## THE TASK
What number of lines in the material contain the word "this"? Give that number alone.

## WORKING DATA
#####

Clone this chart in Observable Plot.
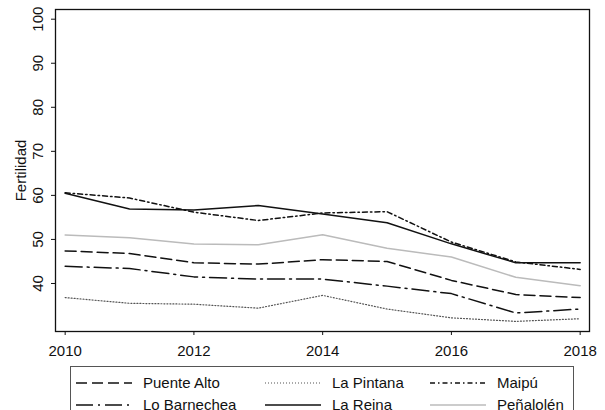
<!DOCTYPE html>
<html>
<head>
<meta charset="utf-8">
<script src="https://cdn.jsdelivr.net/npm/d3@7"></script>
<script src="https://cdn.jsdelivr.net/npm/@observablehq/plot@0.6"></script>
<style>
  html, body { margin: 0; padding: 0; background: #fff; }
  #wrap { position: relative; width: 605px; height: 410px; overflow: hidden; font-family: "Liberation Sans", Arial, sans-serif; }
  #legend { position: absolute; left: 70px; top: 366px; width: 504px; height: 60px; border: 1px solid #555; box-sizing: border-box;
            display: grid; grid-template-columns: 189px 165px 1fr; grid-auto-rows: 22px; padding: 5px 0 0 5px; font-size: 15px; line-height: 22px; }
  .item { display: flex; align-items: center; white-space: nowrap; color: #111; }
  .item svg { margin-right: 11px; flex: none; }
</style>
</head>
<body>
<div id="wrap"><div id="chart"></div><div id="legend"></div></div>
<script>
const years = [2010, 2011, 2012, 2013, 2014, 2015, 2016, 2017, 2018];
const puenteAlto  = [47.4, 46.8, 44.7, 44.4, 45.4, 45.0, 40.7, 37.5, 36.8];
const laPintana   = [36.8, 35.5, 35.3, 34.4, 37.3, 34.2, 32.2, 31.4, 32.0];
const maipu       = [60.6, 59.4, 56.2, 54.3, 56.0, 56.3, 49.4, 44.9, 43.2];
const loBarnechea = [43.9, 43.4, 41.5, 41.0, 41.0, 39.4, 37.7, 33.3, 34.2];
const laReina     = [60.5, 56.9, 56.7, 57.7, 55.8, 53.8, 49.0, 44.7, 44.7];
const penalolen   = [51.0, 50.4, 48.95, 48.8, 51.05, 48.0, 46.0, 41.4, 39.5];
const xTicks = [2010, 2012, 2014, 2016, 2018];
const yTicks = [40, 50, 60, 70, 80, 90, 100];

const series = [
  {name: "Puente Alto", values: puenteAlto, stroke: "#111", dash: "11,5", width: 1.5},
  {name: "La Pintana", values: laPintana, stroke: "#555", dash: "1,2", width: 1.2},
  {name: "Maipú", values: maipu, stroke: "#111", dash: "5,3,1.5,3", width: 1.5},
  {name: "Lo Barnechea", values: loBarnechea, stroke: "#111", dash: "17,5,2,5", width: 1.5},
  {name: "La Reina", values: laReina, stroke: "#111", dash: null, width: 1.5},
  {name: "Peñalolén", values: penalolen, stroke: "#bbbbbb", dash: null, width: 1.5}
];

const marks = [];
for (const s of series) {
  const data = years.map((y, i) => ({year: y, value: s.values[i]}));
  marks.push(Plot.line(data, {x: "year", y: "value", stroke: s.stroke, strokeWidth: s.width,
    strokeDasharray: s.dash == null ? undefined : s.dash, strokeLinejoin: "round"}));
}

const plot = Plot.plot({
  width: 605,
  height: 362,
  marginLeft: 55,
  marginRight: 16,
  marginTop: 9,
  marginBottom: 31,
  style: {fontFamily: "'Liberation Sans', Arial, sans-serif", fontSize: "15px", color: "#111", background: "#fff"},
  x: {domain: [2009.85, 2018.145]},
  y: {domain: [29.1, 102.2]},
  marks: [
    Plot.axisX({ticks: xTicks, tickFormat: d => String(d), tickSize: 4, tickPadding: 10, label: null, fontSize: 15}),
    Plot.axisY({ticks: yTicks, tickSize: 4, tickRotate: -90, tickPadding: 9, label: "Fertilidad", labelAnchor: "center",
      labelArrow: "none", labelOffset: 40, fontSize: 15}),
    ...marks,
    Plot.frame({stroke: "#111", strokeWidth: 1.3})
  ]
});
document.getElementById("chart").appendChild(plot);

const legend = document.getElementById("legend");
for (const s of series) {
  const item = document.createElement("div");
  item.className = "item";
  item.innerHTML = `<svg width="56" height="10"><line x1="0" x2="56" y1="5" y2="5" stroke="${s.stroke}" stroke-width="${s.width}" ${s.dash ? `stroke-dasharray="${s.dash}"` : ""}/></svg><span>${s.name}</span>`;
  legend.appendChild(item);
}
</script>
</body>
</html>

#####

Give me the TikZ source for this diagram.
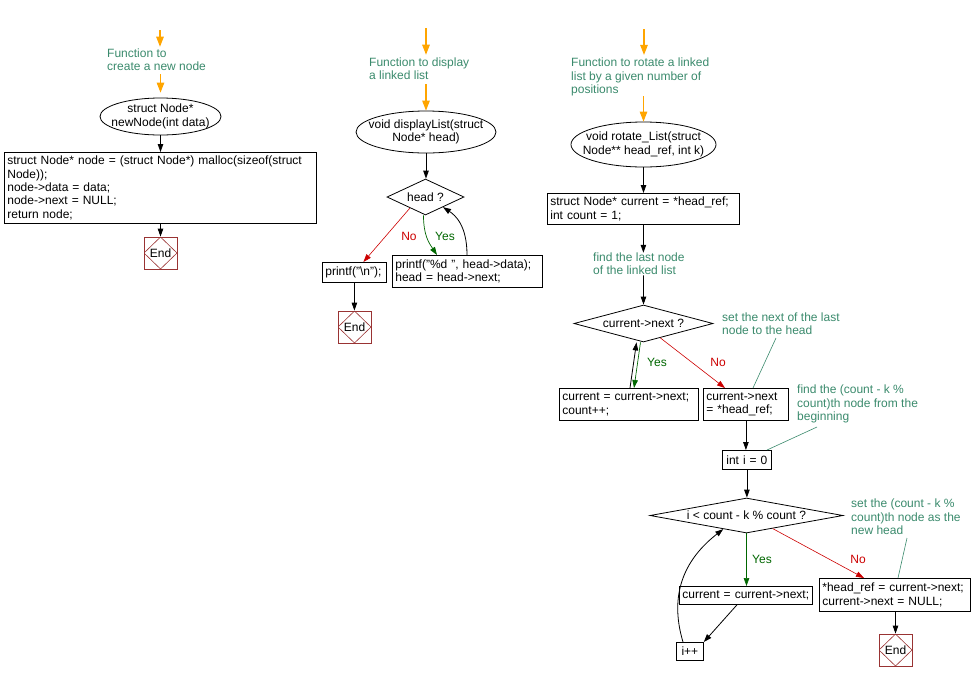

#####

## OUTPUT OF THE TASK
2